Hackney Wick, with its workshops, derelict factories, squats and artists’ studios, provides a suitably post-industrial setting for If what I hear is true, a new short by Indian theatre-maker Soumyak Kanti DeBiswas. This play in two acts promises ‘contemporary reflections on T.S. Eliot’s ‘The Love Song of J. Alfred Prufrock’ and opens on a nightclub scene which fills The Yard theatre’s cavernous warehouse space with thumping house music, ecstatic dancing, lasers and strobe lighting.
Outside the club we meet Maria, a distressed young woman who is suffering from either a nervous breakdown or the effects of too many poppers. Played convincingly by a twitchy, elfin Caroline Williamson, she encounters a sage-like homeless man called Rizla (Kal Aise), pontificates about the stars, finds a lost child, and is menaced by various sinister, hooded night-crawlers. Bird song and sympathetic lighting create a persuasive sense of time and place, but the skeleton script, slow pace and repetitive tropes fail to lift us anywhere new or especially interesting.
In Act Two we switch location to a beach in Sri Lanka. Jay Quinn is impressive as Clive, a holidaying lawyer in swimming shorts whose poetic monologues dart between melancholia, resignation and desperation. Kal Aise, who doubles up as Clive’s stoner beach buddy Carlos, is less compelling but does provide welcome moments of humour. Some interesting narrative threads appear, then disappear (Clive’s musings concerning the ethics of war in Sri Lanka seemed particularly promising), and his interactions with various characters and memories, including an ex-girlfriend, feel frustratingly under-explored.
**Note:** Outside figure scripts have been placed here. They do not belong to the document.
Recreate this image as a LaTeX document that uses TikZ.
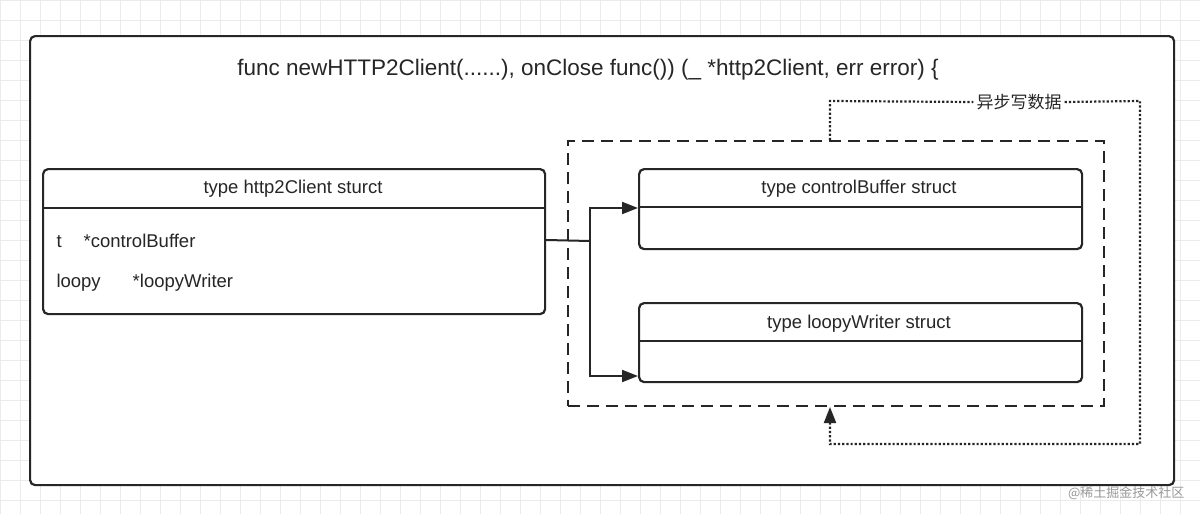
\documentclass[tikz,border=0pt]{standalone}
\usepackage{fontspec}
\setmainfont{Liberation Sans}
\newfontfamily\cjk{Noto Sans CJK SC}
\usetikzlibrary{arrows.meta}
\begin{document}
\begin{tikzpicture}[x=1pt,y=-1pt,
  box/.style={draw=black!85,line width=2.2pt,rounded corners=5pt},
  conn/.style={draw=black!85,line width=2pt,-{Triangle[length=16pt,width=12pt]}},
  txt/.style={font=\fontsize{18.5}{22}\selectfont,text=black!85}]
\useasboundingbox (0,0) rectangle (1200,514);
\fill[white] (0,0) rectangle (1200,514);
\foreach \i in {0,20,...,1200} \draw[black!8,line width=1pt] (\i,0) -- (\i,514);
\foreach \i in {0,20,...,514} \draw[black!8,line width=1pt] (0,\i) -- (1200,\i);
\node[box,fill=white,minimum width=1144pt,minimum height=449pt,anchor=north west] (outer) at (29,35) {};
\node[txt,font=\fontsize{22.5}{26}\selectfont] (title) at (588,70) {func newHTTP2Client(......), onClose func()) (\_ *http2Client, err error) \{};
\node[draw=black!85,line width=2pt,dash pattern=on 12pt off 7pt,minimum width=536pt,minimum height=265pt,anchor=north west] (group) at (567,140) {};
% http2Client
\node[box,minimum width=502pt,minimum height=145pt,anchor=north west] (hc) at (42,168) {};
\draw[black!85,line width=2.2pt] (42,208) -- (544,208);
\node[txt] (hct) at (293,189) {type http2Client sturct};
\node[txt,anchor=west] (f1) at (53,241) {t\hspace{22pt}*controlBuffer};
\node[txt,anchor=west] (f2) at (53,283) {loopy\hspace{32pt}*loopyWriter};
% controlBuffer
\node[box,minimum width=443pt,minimum height=80pt,anchor=north west] (cb) at (638,168) {};
\draw[black!85,line width=2.2pt] (638,207) -- (1081,207);
\node[txt] (cbt) at (859,189) {type controlBuffer struct};
% loopyWriter
\node[box,minimum width=443pt,minimum height=79pt,anchor=north west] (lw) at (638,302) {};
\draw[black!85,line width=2.2pt] (638,341) -- (1081,341);
\node[txt] (lwt) at (859,324) {type loopyWriter struct};
% connectors
\coordinate (j) at (590,241);
\draw[black!85,line width=2pt] (hc.east |- 0,240) -- (j);
\draw[conn] (j) |- (cb.west |- 0,208);
\draw[conn] (j) |- (lw.west |- 0,376);
% dotted loop
\node[txt,font=\cjk\fontsize{17}{20}\selectfont,fill=white,inner sep=3pt] (lab) at (1019,102) {异步写数据};
\draw[black!85,line width=2.2pt,dotted] (group.north -| 830,0) -- (830,101) -- (lab.west);
\draw[black!85,line width=2.2pt,dotted] (lab.east) -- (1140,101) -- (1140,444) -- (830,444) -- (830,422);
\draw[black!85,line width=2pt,-{Triangle[length=16pt,width=12pt]}] (830,423) -- (group.south -| 830,0);
\node[font=\cjk\fontsize{13}{15}\selectfont,text=black!40,anchor=east] (wm) at (1188,493) {@稀土掘金技术社区};
\end{tikzpicture}
\end{document}
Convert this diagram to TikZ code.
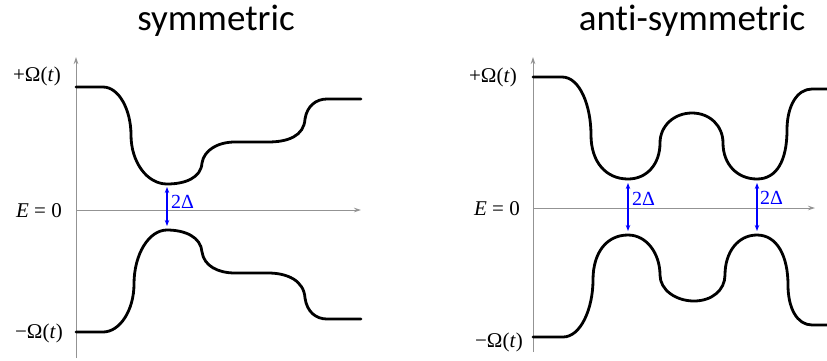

The Yard is an exciting new theatre, and this production makes good use of its atmospheric, rough-and-ready stage. The lighting and sound design are superb in places, and the massive video projections by Arran Shearing which cover the entire back wall of the theatre are effective. DeBiswas is most successful in his creation of arresting visual symbols. The abandoned child is represented beautifully by a tiny pair of empty trainers, whilst the principal characters are repeatedly splashed with water, evoking both rejection and purification.
The ensemble work fluently together, but I found some of the dance and physical work predictable and too long. Gratuitous use of strobe lighting and dry ice in the nightclub scenes compounded my sense that this production relies on its impressive technical/multimedia toolkit to paper over an underdeveloped script. A tauter rendering might have created the space and focus for a more fulfilling exploration of the themes of the play: regret, the loss of innocence, and isolation within what Maria calls ‘the tall world of factories and adventures’.
Each act of If what I hear is true is announced portentously with a quote from Prufrock – Eliot’s great early poem of regret – but this link is never fully realised. I think Eliot would have admired the ambition of this piece of theatre, but found its execution lacking.